**Aim:** Reproduce from the records below, with no pictures, exactly the lines between the one containing "Emit a Python" and the one containing "-1.893, -2.327, -2.760]", inclusive.

**Supplied data:**
━━━━━━━━━━━━━━━━━━━━
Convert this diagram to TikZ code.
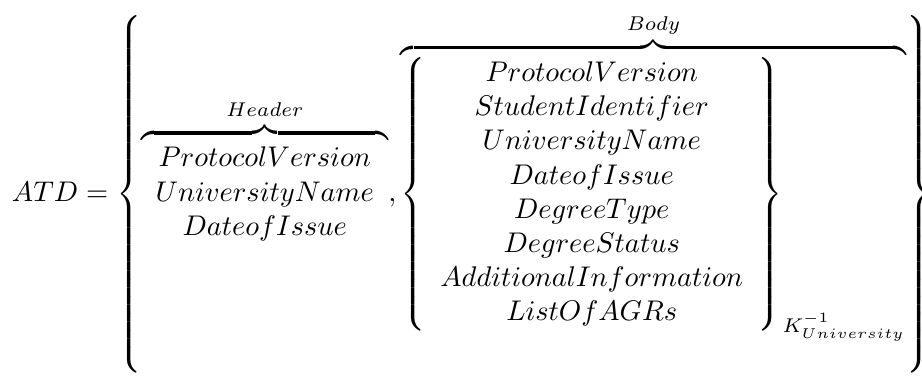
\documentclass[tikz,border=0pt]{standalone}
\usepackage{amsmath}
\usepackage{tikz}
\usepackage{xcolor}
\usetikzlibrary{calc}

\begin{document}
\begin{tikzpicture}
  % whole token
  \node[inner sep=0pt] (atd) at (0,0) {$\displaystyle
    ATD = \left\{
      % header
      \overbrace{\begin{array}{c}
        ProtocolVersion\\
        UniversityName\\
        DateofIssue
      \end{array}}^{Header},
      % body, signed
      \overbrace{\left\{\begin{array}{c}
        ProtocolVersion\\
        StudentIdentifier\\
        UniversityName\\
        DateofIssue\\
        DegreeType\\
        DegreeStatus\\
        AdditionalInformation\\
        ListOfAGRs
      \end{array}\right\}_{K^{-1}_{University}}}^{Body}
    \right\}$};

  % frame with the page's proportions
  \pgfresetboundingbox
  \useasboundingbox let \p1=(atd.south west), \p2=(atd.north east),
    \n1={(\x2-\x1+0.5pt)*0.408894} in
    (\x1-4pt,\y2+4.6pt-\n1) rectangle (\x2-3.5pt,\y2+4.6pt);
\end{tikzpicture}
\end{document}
━━━━━━━━━━━━━━━━━━━━
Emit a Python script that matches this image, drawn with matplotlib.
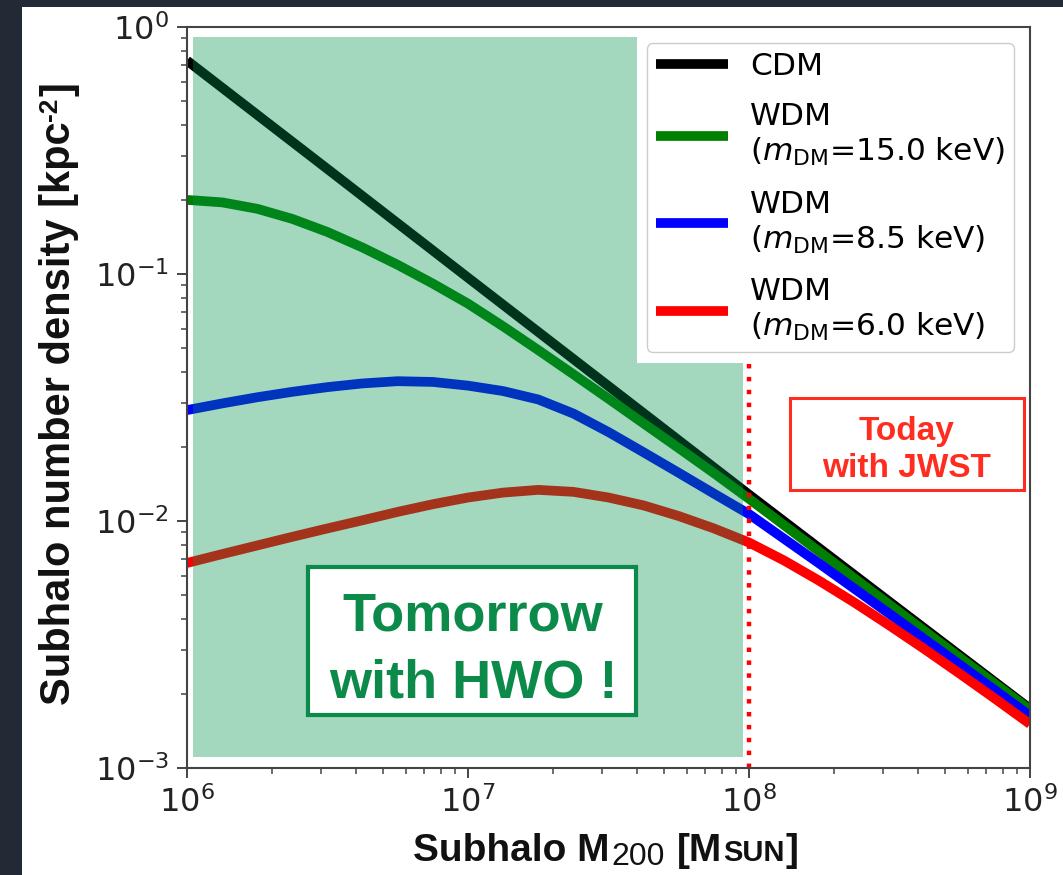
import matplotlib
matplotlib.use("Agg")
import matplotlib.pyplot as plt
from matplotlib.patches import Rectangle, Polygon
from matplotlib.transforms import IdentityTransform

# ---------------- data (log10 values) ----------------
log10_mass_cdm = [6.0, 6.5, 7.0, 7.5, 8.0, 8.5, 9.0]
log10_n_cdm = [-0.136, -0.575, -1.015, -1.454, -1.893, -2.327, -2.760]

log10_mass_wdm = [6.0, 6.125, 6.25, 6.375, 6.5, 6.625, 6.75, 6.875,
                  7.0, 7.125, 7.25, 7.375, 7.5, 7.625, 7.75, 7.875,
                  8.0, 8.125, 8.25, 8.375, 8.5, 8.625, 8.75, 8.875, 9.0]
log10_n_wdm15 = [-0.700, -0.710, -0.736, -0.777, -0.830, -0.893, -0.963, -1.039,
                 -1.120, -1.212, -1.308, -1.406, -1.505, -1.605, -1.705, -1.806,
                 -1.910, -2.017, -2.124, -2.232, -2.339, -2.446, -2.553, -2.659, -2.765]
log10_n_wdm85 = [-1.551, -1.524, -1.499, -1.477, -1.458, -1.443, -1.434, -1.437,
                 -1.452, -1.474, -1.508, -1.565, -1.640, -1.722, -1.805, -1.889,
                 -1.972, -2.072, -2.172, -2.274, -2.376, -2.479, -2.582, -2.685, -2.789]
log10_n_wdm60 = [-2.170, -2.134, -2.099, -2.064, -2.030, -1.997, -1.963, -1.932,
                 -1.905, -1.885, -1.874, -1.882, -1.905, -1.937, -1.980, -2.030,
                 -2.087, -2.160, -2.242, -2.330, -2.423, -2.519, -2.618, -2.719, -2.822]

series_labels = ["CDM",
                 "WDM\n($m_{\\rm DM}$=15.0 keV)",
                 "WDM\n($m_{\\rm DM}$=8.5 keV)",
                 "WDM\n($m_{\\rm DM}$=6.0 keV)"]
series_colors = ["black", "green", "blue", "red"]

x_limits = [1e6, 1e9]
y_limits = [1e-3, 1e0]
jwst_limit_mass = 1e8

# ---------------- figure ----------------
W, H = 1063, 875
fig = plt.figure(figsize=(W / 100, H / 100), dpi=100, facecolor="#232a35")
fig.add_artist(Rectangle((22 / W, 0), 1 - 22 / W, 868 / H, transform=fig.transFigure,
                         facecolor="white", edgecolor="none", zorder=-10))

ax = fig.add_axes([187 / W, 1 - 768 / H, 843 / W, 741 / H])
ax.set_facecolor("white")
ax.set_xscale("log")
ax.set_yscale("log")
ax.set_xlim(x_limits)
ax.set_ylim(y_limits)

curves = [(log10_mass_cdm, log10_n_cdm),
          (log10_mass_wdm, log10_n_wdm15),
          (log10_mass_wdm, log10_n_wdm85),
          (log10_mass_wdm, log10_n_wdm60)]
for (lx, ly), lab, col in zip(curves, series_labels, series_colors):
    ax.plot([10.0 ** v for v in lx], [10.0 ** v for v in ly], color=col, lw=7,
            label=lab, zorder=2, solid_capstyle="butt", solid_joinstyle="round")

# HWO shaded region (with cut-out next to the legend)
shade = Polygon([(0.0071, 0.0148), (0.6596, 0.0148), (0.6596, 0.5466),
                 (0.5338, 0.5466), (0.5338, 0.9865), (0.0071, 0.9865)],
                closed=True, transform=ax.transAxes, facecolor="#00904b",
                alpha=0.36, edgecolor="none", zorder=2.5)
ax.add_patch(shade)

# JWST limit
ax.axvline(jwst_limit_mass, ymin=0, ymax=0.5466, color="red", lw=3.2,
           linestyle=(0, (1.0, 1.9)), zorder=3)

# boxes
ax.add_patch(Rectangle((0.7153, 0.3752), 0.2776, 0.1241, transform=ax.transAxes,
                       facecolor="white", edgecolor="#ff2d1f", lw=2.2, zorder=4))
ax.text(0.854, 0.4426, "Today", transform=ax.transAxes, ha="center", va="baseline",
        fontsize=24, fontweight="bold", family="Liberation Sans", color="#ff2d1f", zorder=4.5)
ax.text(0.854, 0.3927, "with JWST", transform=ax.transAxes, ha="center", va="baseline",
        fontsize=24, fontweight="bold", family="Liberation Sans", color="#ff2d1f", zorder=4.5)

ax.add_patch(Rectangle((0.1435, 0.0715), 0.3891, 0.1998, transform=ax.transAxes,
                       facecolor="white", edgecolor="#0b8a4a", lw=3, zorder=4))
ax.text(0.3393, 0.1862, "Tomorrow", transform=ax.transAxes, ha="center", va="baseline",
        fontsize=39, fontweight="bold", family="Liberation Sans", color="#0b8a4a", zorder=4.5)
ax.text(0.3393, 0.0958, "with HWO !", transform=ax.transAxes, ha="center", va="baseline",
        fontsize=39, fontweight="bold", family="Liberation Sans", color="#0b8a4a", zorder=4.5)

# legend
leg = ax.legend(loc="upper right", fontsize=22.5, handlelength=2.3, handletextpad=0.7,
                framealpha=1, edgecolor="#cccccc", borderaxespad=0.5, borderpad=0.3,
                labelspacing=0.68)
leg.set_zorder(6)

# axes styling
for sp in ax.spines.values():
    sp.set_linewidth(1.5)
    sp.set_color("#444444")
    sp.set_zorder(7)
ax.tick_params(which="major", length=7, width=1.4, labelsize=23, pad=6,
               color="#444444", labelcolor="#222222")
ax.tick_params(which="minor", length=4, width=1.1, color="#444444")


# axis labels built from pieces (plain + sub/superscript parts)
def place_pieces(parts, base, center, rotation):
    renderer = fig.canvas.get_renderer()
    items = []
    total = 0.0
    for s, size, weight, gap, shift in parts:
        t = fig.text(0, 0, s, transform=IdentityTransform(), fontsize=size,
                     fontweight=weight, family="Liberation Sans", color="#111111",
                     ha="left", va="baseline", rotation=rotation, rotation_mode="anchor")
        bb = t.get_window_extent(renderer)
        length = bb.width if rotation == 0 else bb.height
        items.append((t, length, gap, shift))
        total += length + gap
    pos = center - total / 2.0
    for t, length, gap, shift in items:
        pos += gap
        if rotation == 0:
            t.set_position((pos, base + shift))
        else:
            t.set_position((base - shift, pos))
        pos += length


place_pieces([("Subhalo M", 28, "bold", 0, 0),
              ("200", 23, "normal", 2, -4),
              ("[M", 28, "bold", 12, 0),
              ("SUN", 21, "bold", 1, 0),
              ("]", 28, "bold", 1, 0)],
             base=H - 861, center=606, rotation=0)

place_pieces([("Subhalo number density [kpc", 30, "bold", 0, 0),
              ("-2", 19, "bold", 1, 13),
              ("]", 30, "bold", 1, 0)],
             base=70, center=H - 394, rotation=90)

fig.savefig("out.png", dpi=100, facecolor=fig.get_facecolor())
━━━━━━━━━━━━━━━━━━━━
**Worked solution:**
Emit a Python script that matches this image, drawn with matplotlib.
import matplotlib
matplotlib.use("Agg")
import matplotlib.pyplot as plt
from matplotlib.patches import Rectangle, Polygon
from matplotlib.transforms import IdentityTransform

# ---------------- data (log10 values) ----------------
log10_mass_cdm = [6.0, 6.5, 7.0, 7.5, 8.0, 8.5, 9.0]
log10_n_cdm = [-0.136, -0.575, -1.015, -1.454, -1.893, -2.327, -2.760]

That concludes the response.